Reporting from Cairo — Take a glimpse across Egypt's sexual landscape and you'll see the devil's ploys, unrequited passions, mundane marital rhythms, tempestuous affairs, the threat of God, the shame of society and, in one wrenching scene, a village girl circumcised by a man wielding a knife.
Sex in most cultures is balanced between sanctity and sin, that precarious, often titillating, terrain veering from the virtue of the family to a bondage fetish captured on a cellphone and dispersed across the Internet. We become the hidden strands of our desires. Sexual tastes around the world navigate religion, rigid gender roles, centuries of tradition and fears over the allure of Western permissiveness. But in Islamic countries, such as Egypt, these lines are more constrictive and firmly drawn.
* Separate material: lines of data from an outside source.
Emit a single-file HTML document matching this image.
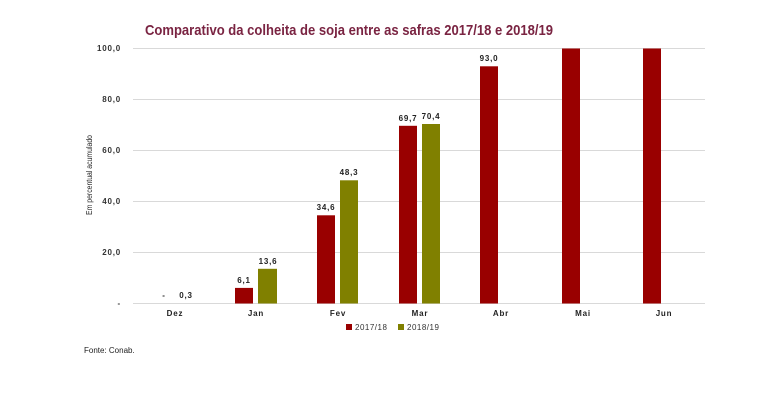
<!DOCTYPE html>
<html><head><meta charset="utf-8"><style>
html,body{margin:0;padding:0;background:#fff;}
svg{display:block;font-family:"Liberation Sans",Arial,sans-serif;}
</style></head><body>
<svg width="783" height="401" viewBox="0 0 783 401" xmlns="http://www.w3.org/2000/svg">
<text x="145" y="35" font-size="15" font-weight="bold" fill="#7a2442" textLength="408" lengthAdjust="spacingAndGlyphs">Comparativo da colheita de soja entre as safras 2017/18 e 2018/19</text>
<g stroke="#d9d9d9" stroke-width="1">
<line x1="133" x2="705" y1="48.5" y2="48.5"/>
<line x1="133" x2="705" y1="99.5" y2="99.5"/>
<line x1="133" x2="705" y1="150.5" y2="150.5"/>
<line x1="133" x2="705" y1="201.5" y2="201.5"/>
<line x1="133" x2="705" y1="252.5" y2="252.5"/>
<line x1="133" x2="705" y1="303.5" y2="303.5"/>
</g>
<g font-size="8" font-weight="bold" fill="#333" text-anchor="end" letter-spacing="0.8">
<text x="121" y="51">100,0</text>
<text x="121" y="102">80,0</text>
<text x="121" y="153">60,0</text>
<text x="121" y="204">40,0</text>
<text x="121" y="255">20,0</text>
<text x="121" y="306">-</text>
</g>
<text transform="translate(92,175) rotate(-90)" font-size="8" fill="#222" text-anchor="middle" textLength="80" lengthAdjust="spacingAndGlyphs">Em percentual acumulado</text>
<g>
<rect x="235" y="287.9" width="18" height="15.6" fill="#990000"/>
<rect x="258" y="268.8" width="19" height="34.7" fill="#808000"/>
<rect x="317" y="215.3" width="18" height="88.2" fill="#990000"/>
<rect x="340" y="180.3" width="18" height="123.2" fill="#808000"/>
<rect x="399" y="125.8" width="18" height="177.7" fill="#990000"/>
<rect x="422" y="124" width="18" height="179.5" fill="#808000"/>
<rect x="480" y="66.3" width="18" height="237.2" fill="#990000"/>
<rect x="562" y="48.5" width="18" height="255" fill="#990000"/>
<rect x="643" y="48.5" width="18" height="255" fill="#990000"/>
</g>
<g font-size="8" font-weight="bold" fill="#222" text-anchor="middle" letter-spacing="0.8">
<text x="164" y="298">-</text>
<text x="186" y="298">0,3</text>
<text x="244" y="283">6,1</text>
<text x="268" y="264">13,6</text>
<text x="326" y="210">34,6</text>
<text x="349" y="175">48,3</text>
<text x="408" y="121">69,7</text>
<text x="431" y="119">70,4</text>
<text x="489" y="61">93,0</text>
<text x="175" y="316">Dez</text>
<text x="256" y="316">Jan</text>
<text x="338" y="316">Fev</text>
<text x="420" y="316">Mar</text>
<text x="501" y="316">Abr</text>
<text x="583" y="316">Mai</text>
<text x="664" y="316">Jun</text>
</g>
<rect x="346" y="324" width="6" height="6" fill="#990000"/>
<text x="355" y="330" font-size="8" fill="#333" letter-spacing="0.5">2017/18</text>
<rect x="398" y="324" width="6" height="6" fill="#808000"/>
<text x="407" y="330" font-size="8" fill="#333" letter-spacing="0.5">2018/19</text>
<text x="84" y="353" font-size="8" fill="#222">Fonte: Conab.</text>
</svg>
</body></html>
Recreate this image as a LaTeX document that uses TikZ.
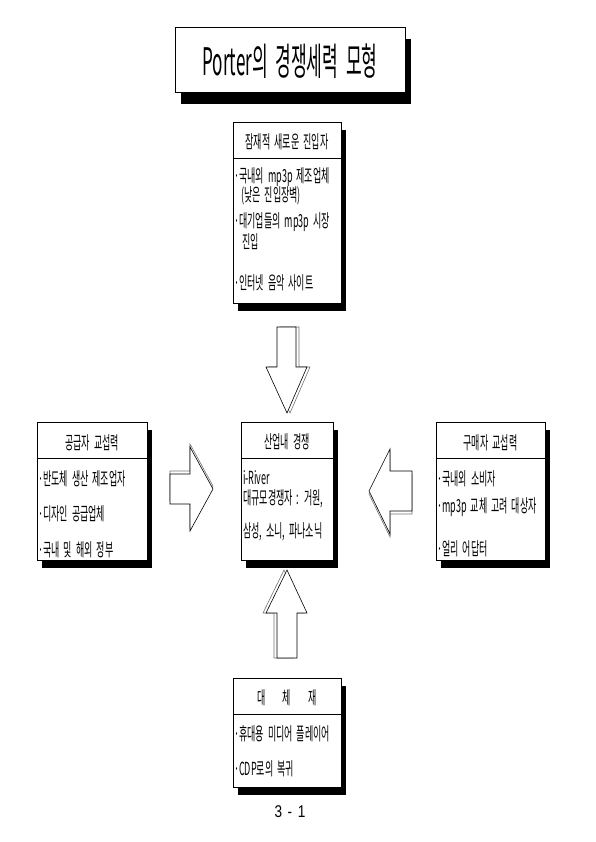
\documentclass[tikz,border=0pt]{standalone}
\usepackage{fontspec}
\setmainfont{Noto Sans CJK KR}[FakeStretch=0.5, WordSpace=2]
\newfontfamily\titlefont{Noto Sans CJK KR}[FakeStretch=0.45, WordSpace=2]
\newfontfamily\pagefont{Liberation Sans}[FakeStretch=0.8, WordSpace=1.5]
\usetikzlibrary{shadows}

\tikzset{
  forcebox/.style={draw, fill=white, line width=0.6pt, inner sep=0pt,
    drop shadow={shadow xshift=5pt, shadow yshift=-8pt, fill=black, opacity=1}},
  boxtext/.style={inner sep=0pt, font=\fontsize{18}{20}\selectfont},
  itemtext/.style={boxtext, anchor=west},
  blockarrow/.style={draw, fill=white, line width=0.6pt, line join=miter},
  arrowghost/.style={draw=black!55, line width=0.6pt, line join=miter}
}

\begin{document}
\begin{tikzpicture}[x=1pt, y=-1pt]
    \useasboundingbox (0,0) rectangle (595,842);

    % Title
    \node[draw, fill=white, line width=1pt, minimum width=230pt, minimum height=65pt,
      drop shadow={shadow xshift=6pt, shadow yshift=-11pt, fill=black, opacity=1}]
      (title) at (290,60.5) {};
    \node[inner sep=0pt, font=\titlefont\fontsize{38}{40}\selectfont] (title-t) at (290,61) {Porter의 경쟁세력 모형};

    % Five boxes
    \node[forcebox, minimum width=108pt, minimum height=181pt] (entrant) at (287,212.5) {};
    \node[forcebox, minimum width=110pt, minimum height=138pt] (supplier) at (92,491) {};
    \node[forcebox, minimum width=92pt, minimum height=138pt] (rivalry) at (287,491) {};
    \node[forcebox, minimum width=109pt, minimum height=138pt] (buyer) at (490.5,491) {};
    \node[forcebox, minimum width=108pt, minimum height=109pt] (substitute) at (287,732.5) {};

    \foreach \b in {entrant,supplier,rivalry,buyer,substitute}
        \draw[line width=0.6pt] ([yshift=-37pt]\b.north west) -- ([yshift=-37pt]\b.north east);

    % Headers
    \node[boxtext] (entrant-h) at ([yshift=-20pt]entrant.north) {잠재적 새로운 진입자};
    \node[boxtext] (supplier-h) at ([yshift=-21pt]supplier.north) {공급자 교섭력};
    \node[boxtext] (rivalry-h) at ([yshift=-20pt]rivalry.north) {산업내 경쟁};
    \node[boxtext] (buyer-h) at ([yshift=-21pt]buyer.north) {구매자 교섭력};
    \node[boxtext] (substitute-h) at ([yshift=-20pt]substitute.north) {대\hspace{17pt}체\hspace{17pt}재};

    % Potential entrants
    \node[itemtext] (e1) at (234,177) {·국내외 mp3p 제조업체};
    \node[itemtext] (e2) at (241,196) {(낮은 진입장벽)};
    \node[itemtext] (e3) at (234,222) {·대기업들의 mp3p 시장};
    \node[itemtext] (e4) at (242,242) {진입};
    \node[itemtext] (e5) at (234,283) {·인터넷 음악 사이트};

    % Suppliers
    \node[itemtext] (s1) at (38,479) {·반도체 생산 제조업자};
    \node[itemtext] (s2) at (38,514) {·디자인 공급업체};
    \node[itemtext] (s3) at (38,550) {·국내 및 해외 정부};

    % Rivalry
    \node[itemtext] (r1) at (243,478) {i-River};
    \node[itemtext] (r2) at (243,499) {대규모경쟁자 : 거원,};
    \node[itemtext] (r3) at (243,532) {삼성, 소니, 파나소닉};

    % Buyers
    \node[itemtext] (b1) at (437,479) {·국내외 소비자};
    \node[itemtext] (b2) at (437,507) {·mp3p 교체 고려 대상자};
    \node[itemtext] (b3) at (437,549) {·얼리 어답터};

    % Substitutes
    \node[itemtext] (u1) at (234,734) {·휴대용 미디어 플레이어};
    \node[itemtext] (u2) at (234,769) {·CDP로의 복귀};

    % Block arrows (down, right, left, up)
    \draw[arrowghost, shift={(3,0)}] (277,327) -- (296,327) -- (296,367) -- (307,367) -- (287,413) -- (266,367) -- (277,367) -- cycle;
    \draw[blockarrow] (277,327) -- (296,327) -- (296,367) -- (307,367) -- (287,413) -- (266,367) -- (277,367) -- cycle;

    \draw[arrowghost, shift={(0,-3)}] (170,474) -- (190,474) -- (190,447) -- (213,489) -- (190,531) -- (190,504) -- (170,504) -- cycle;
    \draw[blockarrow] (170,474) -- (190,474) -- (190,447) -- (213,489) -- (190,531) -- (190,504) -- (170,504) -- cycle;

    \draw[arrowghost, shift={(0,3)}] (412,471) -- (390,471) -- (390,449) -- (369,491) -- (390,534) -- (390,511) -- (412,511) -- cycle;
    \draw[blockarrow] (412,471) -- (390,471) -- (390,449) -- (369,491) -- (390,534) -- (390,511) -- (412,511) -- cycle;

    \draw[arrowghost, shift={(-3,0)}] (277,658) -- (297,658) -- (297,613) -- (307,613) -- (287,570) -- (266,613) -- (277,613) -- cycle;
    \draw[blockarrow] (277,658) -- (297,658) -- (297,613) -- (307,613) -- (287,570) -- (266,613) -- (277,613) -- cycle;

    % Page number
    \node[inner sep=0pt, font=\pagefont\fontsize{17}{19}\selectfont] (page) at (290,812) {3 - 1};
\end{tikzpicture}
\end{document}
"Sex Talk," a new documentary by director Amr Bayoumi, is an earnest peek into the Egyptian bedroom. Not perhaps entirely candid, the film shadows the faces of its subjects, including university students, an accountant and a cafeteria worker, to protect their identities. Chatting about orgies, masturbation, unresponsive spouses and first sexual encounters is not done with the unabashed confessional fervor peddled on American reality TV shows.
"Sex is talked about more and more, but the discussion remains under the ceiling of religious and social codes," said Bayoumi, whose 2007 feature film, "Girls," followed the travails of provincial coeds enrolled in a Cairo university. "You can't speak against these. There are taboos."
A slight man with a cigarette voice, Bayoumi, 49, who has directed 10 documentaries, said: "I started out to make a small film of three or four women discussing orgasms. It was too narrow a focus. I wanted something larger. I went to the social studies center and found books on rape and sexual abuse but nothing just on normal sex. So I decided to film ordinary people talking about their sex lives."
The movie was shown at the 2009 Dubai International Film Festival but has yet to find a distributor in Egypt. It has had several private screenings in Cairo. In a review, the newspaper Al-Masry Al-Youm said the film was technically flawed but that Bayoumi had the courage to expose the "vagueness, denial and outright shame Egyptians so closely associate with sex, be it pre- or post-marital, as well as the rampant double standards that have come to define men and oppress women."
"Sex Talk" finds that restrictions lead to contradictions, sexist impulses and odd euphemisms, such as the boy who, when his parents closed the bedroom door, was told, "Dad's putting eye drops in mom's eyes." The documentary seems to wince and wonder as it watches a young man explain why he can't marry the girlfriend with whom he's been having sex because she's not a virgin, and a twentysomething woman contemplating the intimacy of making love: "I have what's called amongst Eastern girls the virginity complex," she says. "I think I'm like that. I never see [sex] as spontaneous. . . I call myself liberated, a feminist defending women's freedoms, but to me [sex] is still mixed with fear and terror."
She and the other hidden faces in the film want to strip away inhibitions against the confines of family and culture. Their tales carry the idiosyncrasies of Middle Eastern society but also speak to universal themes of sexual joy and frustration that could be found in a bungalow in Los Angeles or a hut on the Serengeti: The wife repelled by her husband's touch but who is "acrobatic" with her lover; the husband who disappears in the afternoon with his mistress so he can endure his marriage.
But "Sex Talk" is a deeper comment on globalization's kinetic reach into conservative cultures and how Western-framed ideas of sexuality, which Christian preachers fought decades ago with the rise of round-the-clock media, are challenging the religious authority of imams and enraging Islamic fundamentalists. How do words in a sacred book compete with imported, hard-core images that can be accessed in nanoseconds?
"The picture is growing into the blueprint for the reality," said Adel Elseewy, an artist and one in a mosaic of experts scattered throughout the film to offer insight to the musings of the shadowed faces. "We need to reevaluate, especially in these current times when we don't produce this type of picture, yet we've fallen under its influence."